You can make up definitions all you want, but it doesn't change reality.
Get your facts straight and read the Constitution.
Yeah, I did that before posting. You should try it.
suggest that you do a bit more reading.
Like Vattel’s law of nations.
Clause 5:
No Person except a natural born Citizen, or a Citizen of the United States, at the time of the Adoption of this Constitution, shall be eligible to the Office of President; neither shall any Person be eligible to that Office who shall not have attained to the Age of thirty five Years, and been fourteen Years a Resident within the United States.

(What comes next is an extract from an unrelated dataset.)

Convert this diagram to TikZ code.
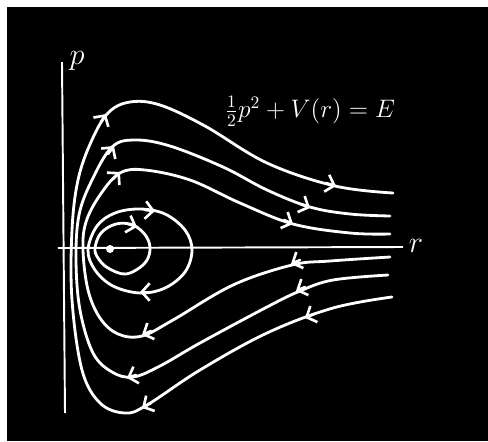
\documentclass[tikz,border=0pt]{standalone}
\usetikzlibrary{arrows.meta}
\tikzset{
  orbit/.style={white, line width=1.6pt, line cap=round, line join=round},
  axis/.style={white, line width=1.1pt},
  flowtip/.style={white, line width=1.5pt, line cap=round,
    -{Straight Barb[length=4.5pt, width=10pt]}},
  lbl/.style={text=white, inner sep=0pt}
}
\begin{document}
\begin{tikzpicture}[x=0.02cm, y=-0.02cm, font=\LARGE]
  \useasboundingbox (0,0) rectangle (488,441);
  \fill[white] (0,0) rectangle (488,441);
  \fill[black] (7,7) rectangle (488,441);
  % axes
  \coordinate (ptop) at (62,62);
  \coordinate (pbot) at (65,413);
  \coordinate (rleft) at (58,248);
  \coordinate (rright) at (403,247);
  \draw[axis] (pbot) -- (ptop);
  \draw[axis] (rleft) -- (rright);
  \node[lbl] (plabel) at (77,61) {$p$};
  \node[lbl] (rlabel) at (416,246) {$r$};
  \node[lbl, font=\Large] (energy) at (310,111) {$\frac12p^2+V(r)=E$};
  % fixed point
  \fill[white] (110,249) circle (4);
  % closed orbits
  \draw[orbit] plot[smooth cycle, tension=0.6] coordinates {(88,250) (97,226) (115,213) (140,209) (165,214) (185,230) (192,250) (185,272) (165,288) (140,293) (113,286) (95,270)};
  \draw[orbit] plot[smooth cycle, tension=0.6] coordinates {(95,248) (101,233) (116,224) (133,225) (146,236) (150,250) (144,264) (126,274) (108,268) (98,258)};
  % open orbits
  \draw[orbit] plot[smooth, tension=0.6] coordinates {(392,297) (333,308) (267,333) (200,370) (147,405) (125,413) (100,403) (82,370) (72,300) (72,230) (78,180) (91,142) (108,113) (130,102) (160,105) (205,126) (267,163) (335,186) (393,193)};
  \draw[orbit] plot[smooth, tension=0.6] coordinates {(388,275) (333,280) (300,291) (267,307) (200,343) (160,366) (133,377) (112,372) (93,353) (80,310) (76,260) (79,215) (92,180) (112,147) (135,140) (170,146) (223,167) (267,190) (310,207) (350,214) (390,216)};
  \draw[orbit] plot[smooth, tension=0.6] coordinates {(390,257) (330,261) (292,265) (233,285) (173,320) (142,336) (118,334) (100,318) (88,290) (83,250) (86,222) (100,195) (120,173) (145,170) (190,180) (240,203) (293,224) (350,233) (390,234)};
  % flow direction
  \foreach \ax/\ay/\bx/\by in {314/314/305/318, 151/403/142/408, 101/122/106/114, 326/183/336/186,
      305/287/296/291, 136/375/127/378, 108/154/114/146, 301/204/310/208,
      300/260/291/264, 151/331/142/335, 113/179/120/172, 284/220/293/224,
      145/210/155/211, 150/292/140/292, 128/224/137/227}
    \draw[flowtip] (\ax,\ay) -- (\bx,\by);
\end{tikzpicture}
\end{document}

Vattels Influence on the term
a Natural Born Citizen
What is a natural born citizen? Where did the framers come up with this term? Where was it used before? So many questions, and the answers are right there if anyone wishes to search out the truth.
The term Natural born Citizen appears in our Constitution, in Article 1, Section 2, with these words, No person except a natural born citizen, or a citizen of the United States, at the time of the adoption of this Constitution, shall be eligible to the office of President; neither shall any person be eligible to that office who shall not have attained to the age of thirty five years, and been fourteen Years a resident within the United States.
Before the Constitution the closest reference we have to Natural Born Citizen is from the legal treatise the Law of Nations, written by Emerich de Vattel in 1758. In book one chapter 19,
§ 212. Of the citizens and natives.
The citizens are the members of the civil society; bound to this society by certain duties, and subject to its authority, they equally participate in its advantages. The natives, or natural-born citizens, are those born in the country, of parents who are citizens. As the society cannot exist and perpetuate itself otherwise than by the children of the citizens, those children naturally follow the condition of their fathers, and succeed to all their rights. The society is supposed to desire this, in consequence of what it owes to its own preservation; and it is presumed, as matter of course, that each citizen, on entering into society, reserves to his children the right of becoming members of it. The country of the fathers is therefore that of the children; and these become true citizens merely by their tacit consent. We shall soon see whether, on their coming to the years of discretion, they may renounce their right, and what they owe to the society in which they were born. I say, that, in order to be of the country, it is necessary that a person be born of a father who is a citizen; for, if he is born there of a foreigner, it will be only the place of his birth, and not his country.